Is using integrated security (SSPI) for accessing SQL Server better for web applications?

Solution 1:

I'd say there are only two valid reasons to use SQL auth:

  1. You are connecting from outside the domain, so integrated auth.
  2. You're running a TPC-C benchmark and every cycle counts. SQL auth is a tiny bit faster.

For the scenario you're proposing (the the web server host is completely compromised) nothing can protect you. The hacker can do on the DB server at a minimum everything the web server can do. And I'd say that defense in depth can teach you to minimize the loss in such case: reduce the DB rights of the account used by ur web server to the absolutely bare minimum required and nothing more. Second make sure if the web server host is compromised it cannot be used to elevate privileges higher than the web server account (ie. there is no other service on the WWW host that uses credentials with higher privileges on the DB than the WWW account). These are basic security principles and have nothing to do with the authentication scheme used.

While the sql auth vs. windows auth gives neither a clear advantage in your scenario, there are other issues to consider:

  1. Centralized policies enforcement: you have one place to set up your password policies, including password lifetime and expiration, account termination etc.
  2. Control over impersonation and delegation of trust. Once sql auth is used in a trust delegation chain, all bets are off as that is not real 'delegation' and thus is no longer under the restrictions your policies impose
  3. Auditing: sql auth is not even seen by your LSA so your entire auditing infrastructure is simply bypassed. You need to explictly add the records SQL produce about sql auth events, but is mixing apples and oranges as those events have different source, provider and schema in the event log

One last note: the TDS protocol exposes the sql auth password in clear text over the traffic, but that is usually mitigated by requesting SSL encryption of the traffic.

So why do you see still sql auth WWW hosts that store password in clear in web.config? Those are the bad developers/admins, don't be one of them.

msdn.microsoft.com/en-us/library/aa378326(VS.85).aspx

technet.microsoft.com/en-us/library/ms189067.aspx

Solution 2:

If you don't use SSPI, you're hardcoding the username and password into the source files.

If you're hardcoding the username and password into the source files, all your employees have access to it.

This is relatively insecure. A disgruntled ex-employee could use the information maliciously. A visitor might see the code up on a screen somewhere. Or the source code might accidentally get out in the wild.

The advantage of SSPI is that the password is never stored anywhere in the clear.


Solution 3:

The other answers so far have been good, but I'll throw in another one: management.

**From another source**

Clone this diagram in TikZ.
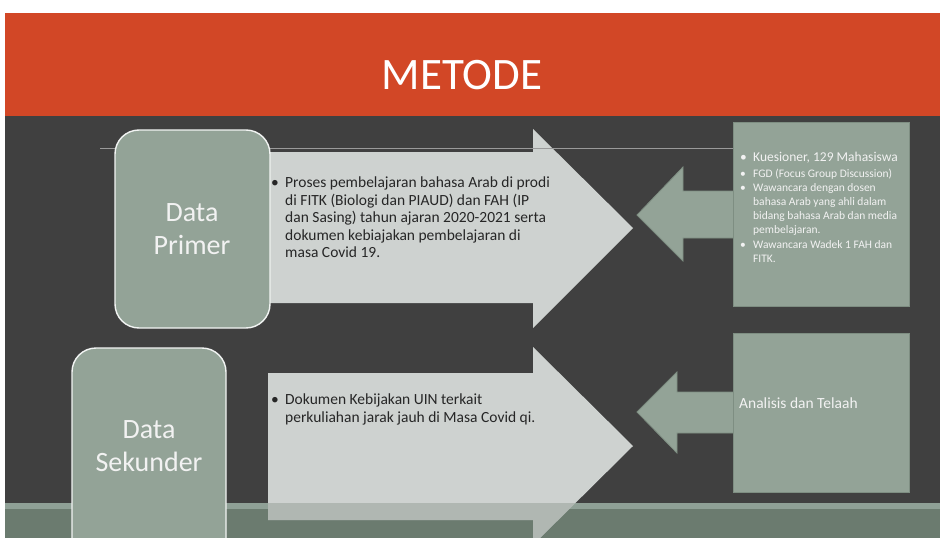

Sooner or later, you're probably going to end up with multiple SQL Servers. Managing the SQL authentication between your app and multiple SQL Servers gets to be a little painful, especially when you run into security problems. If you change a Windows authentication password once, it changes right away across all your servers. If you need to rotate your SQL authentication passwords, it's more painful - to the point where you probably won't do it at all. That's a security risk.


Solution 4:

I'm not 100% sure here, but I think the main point is that SQL auth is insecure, so it's better to use Windows auth. Depending on how your app is setup, you can also store the proper credentials in an encrypted form on the machine using Windows auth. I don't think that's really possible with SQL auth. You can obfuscate it, but ultimately it must be in the clear.

Also, just because a hacker can get into a server doesn't mean it's game over. A hacker might gain control of an unprivileged process but not do anything else on the server. That's why it's important not to run everything as administrator or system, but instead to use minimum privilege service accounts.